Set down the data below without change, skipping the pictures it holds.

◆ Source data:
+ + + +
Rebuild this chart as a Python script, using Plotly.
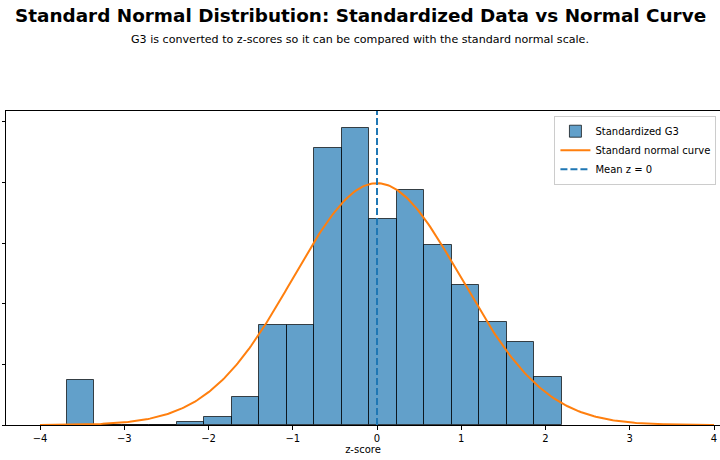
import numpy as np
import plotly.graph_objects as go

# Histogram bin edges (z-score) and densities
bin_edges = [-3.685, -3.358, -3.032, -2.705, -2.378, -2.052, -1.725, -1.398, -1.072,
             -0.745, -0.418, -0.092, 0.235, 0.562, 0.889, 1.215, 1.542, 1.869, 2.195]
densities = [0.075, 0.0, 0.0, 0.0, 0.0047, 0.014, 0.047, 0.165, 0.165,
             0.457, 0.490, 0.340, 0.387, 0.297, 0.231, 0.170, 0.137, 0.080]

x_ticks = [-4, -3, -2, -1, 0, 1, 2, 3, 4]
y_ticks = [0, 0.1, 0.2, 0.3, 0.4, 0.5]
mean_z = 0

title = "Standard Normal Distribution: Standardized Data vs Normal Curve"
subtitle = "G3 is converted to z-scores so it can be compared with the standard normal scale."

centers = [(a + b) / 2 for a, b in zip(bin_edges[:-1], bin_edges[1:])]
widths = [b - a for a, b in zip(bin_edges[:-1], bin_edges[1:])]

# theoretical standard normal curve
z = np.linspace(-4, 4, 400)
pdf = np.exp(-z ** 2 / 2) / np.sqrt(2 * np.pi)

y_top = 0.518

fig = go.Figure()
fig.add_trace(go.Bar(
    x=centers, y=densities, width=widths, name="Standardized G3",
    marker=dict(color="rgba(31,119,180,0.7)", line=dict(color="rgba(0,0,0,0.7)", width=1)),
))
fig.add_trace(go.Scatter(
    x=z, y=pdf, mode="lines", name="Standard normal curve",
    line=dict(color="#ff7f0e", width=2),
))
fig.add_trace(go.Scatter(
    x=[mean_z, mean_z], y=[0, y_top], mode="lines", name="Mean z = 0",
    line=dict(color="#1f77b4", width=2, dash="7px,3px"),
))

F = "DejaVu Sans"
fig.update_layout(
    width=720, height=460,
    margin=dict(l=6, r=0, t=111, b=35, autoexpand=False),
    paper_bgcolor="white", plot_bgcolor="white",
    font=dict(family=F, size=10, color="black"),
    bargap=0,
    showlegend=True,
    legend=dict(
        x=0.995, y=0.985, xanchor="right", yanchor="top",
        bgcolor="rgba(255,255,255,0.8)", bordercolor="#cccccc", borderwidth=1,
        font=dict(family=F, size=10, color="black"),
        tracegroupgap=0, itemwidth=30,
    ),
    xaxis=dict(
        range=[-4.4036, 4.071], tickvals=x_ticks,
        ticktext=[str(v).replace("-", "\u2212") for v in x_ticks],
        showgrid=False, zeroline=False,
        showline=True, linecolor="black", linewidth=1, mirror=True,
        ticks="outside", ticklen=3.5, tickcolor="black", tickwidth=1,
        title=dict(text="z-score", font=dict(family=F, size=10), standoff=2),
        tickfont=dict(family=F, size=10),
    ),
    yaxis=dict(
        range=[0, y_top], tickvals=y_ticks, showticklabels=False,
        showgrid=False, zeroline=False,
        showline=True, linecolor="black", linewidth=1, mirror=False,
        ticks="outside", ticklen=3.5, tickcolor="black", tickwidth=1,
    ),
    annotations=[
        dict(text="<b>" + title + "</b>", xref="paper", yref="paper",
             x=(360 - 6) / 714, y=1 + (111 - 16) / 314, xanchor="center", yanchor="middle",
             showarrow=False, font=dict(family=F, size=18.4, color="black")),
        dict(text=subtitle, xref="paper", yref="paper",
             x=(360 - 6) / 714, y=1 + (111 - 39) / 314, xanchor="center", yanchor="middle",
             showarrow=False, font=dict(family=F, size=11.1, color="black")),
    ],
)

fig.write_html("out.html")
+ + + +
◆ Written response:
Rebuild this chart as a Python script, using Plotly.
import numpy as np
import plotly.graph_objects as go

# Histogram bin edges (z-score) and densities
bin_edges = [-3.685, -3.358, -3.032, -2.705, -2.378, -2.052, -1.725, -1.398, -1.072,
             -0.745, -0.418, -0.092, 0.235, 0.562, 0.889, 1.215, 1.542, 1.869, 2.195]
densities = [0.075, 0.0, 0.0, 0.0, 0.0047, 0.014, 0.047, 0.165, 0.165,
             0.457, 0.490, 0.340, 0.387, 0.297, 0.231, 0.170, 0.137, 0.080]

x_ticks = [-4, -3, -2, -1, 0, 1, 2, 3, 4]
y_ticks = [0, 0.1, 0.2, 0.3, 0.4, 0.5]
mean_z = 0

title = "Standard Normal Distribution: Standardized Data vs Normal Curve"
subtitle = "G3 is converted to z-scores so it can be compared with the standard normal scale."

centers = [(a + b) / 2 for a, b in zip(bin_edges[:-1], bin_edges[1:])]
widths = [b - a for a, b in zip(bin_edges[:-1], bin_edges[1:])]

# theoretical standard normal curve
z = np.linspace(-4, 4, 400)
pdf = np.exp(-z ** 2 / 2) / np.sqrt(2 * np.pi)

y_top = 0.518

fig = go.Figure()
fig.add_trace(go.Bar(
    x=centers, y=densities, width=widths, name="Standardized G3",
    marker=dict(color="rgba(31,119,180,0.7)", line=dict(color="rgba(0,0,0,0.7)", width=1)),
))
fig.add_trace(go.Scatter(
    x=z, y=pdf, mode="lines", name="Standard normal curve",
    line=dict(color="#ff7f0e", width=2),
))
fig.add_trace(go.Scatter(
    x=[mean_z, mean_z], y=[0, y_top], mode="lines", name="Mean z = 0",
    line=dict(color="#1f77b4", width=2, dash="7px,3px"),
))

F = "DejaVu Sans"
fig.update_layout(
    width=720, height=460,
    margin=dict(l=6, r=0, t=111, b=35, autoexpand=False),
    paper_bgcolor="white", plot_bgcolor="white",
    font=dict(family=F, size=10, color="black"),
    bargap=0,
    showlegend=True,
    legend=dict(
        x=0.995, y=0.985, xanchor="right", yanchor="top",
        bgcolor="rgba(255,255,255,0.8)", bordercolor="#cccccc", borderwidth=1,
        font=dict(family=F, size=10, color="black"),
        tracegroupgap=0, itemwidth=30,
    ),
    xaxis=dict(
        range=[-4.4036, 4.071], tickvals=x_ticks,
        ticktext=[str(v).replace("-", "\u2212") for v in x_ticks],
        showgrid=False, zeroline=False,
        showline=True, linecolor="black", linewidth=1, mirror=True,
        ticks="outside", ticklen=3.5, tickcolor="black", tickwidth=1,
        title=dict(text="z-score", font=dict(family=F, size=10), standoff=2),
        tickfont=dict(family=F, size=10),
    ),
    yaxis=dict(
        range=[0, y_top], tickvals=y_ticks, showticklabels=False,
        showgrid=False, zeroline=False,
        showline=True, linecolor="black", linewidth=1, mirror=False,
        ticks="outside", ticklen=3.5, tickcolor="black", tickwidth=1,
    ),
    annotations=[
        dict(text="<b>" + title + "</b>", xref="paper", yref="paper",
             x=(360 - 6) / 714, y=1 + (111 - 16) / 314, xanchor="center", yanchor="middle",
             showarrow=False, font=dict(family=F, size=18.4, color="black")),
        dict(text=subtitle, xref="paper", yref="paper",
             x=(360 - 6) / 714, y=1 + (111 - 39) / 314, xanchor="center", yanchor="middle",
             showarrow=False, font=dict(family=F, size=11.1, color="black")),
    ],
)

fig.write_html("out.html")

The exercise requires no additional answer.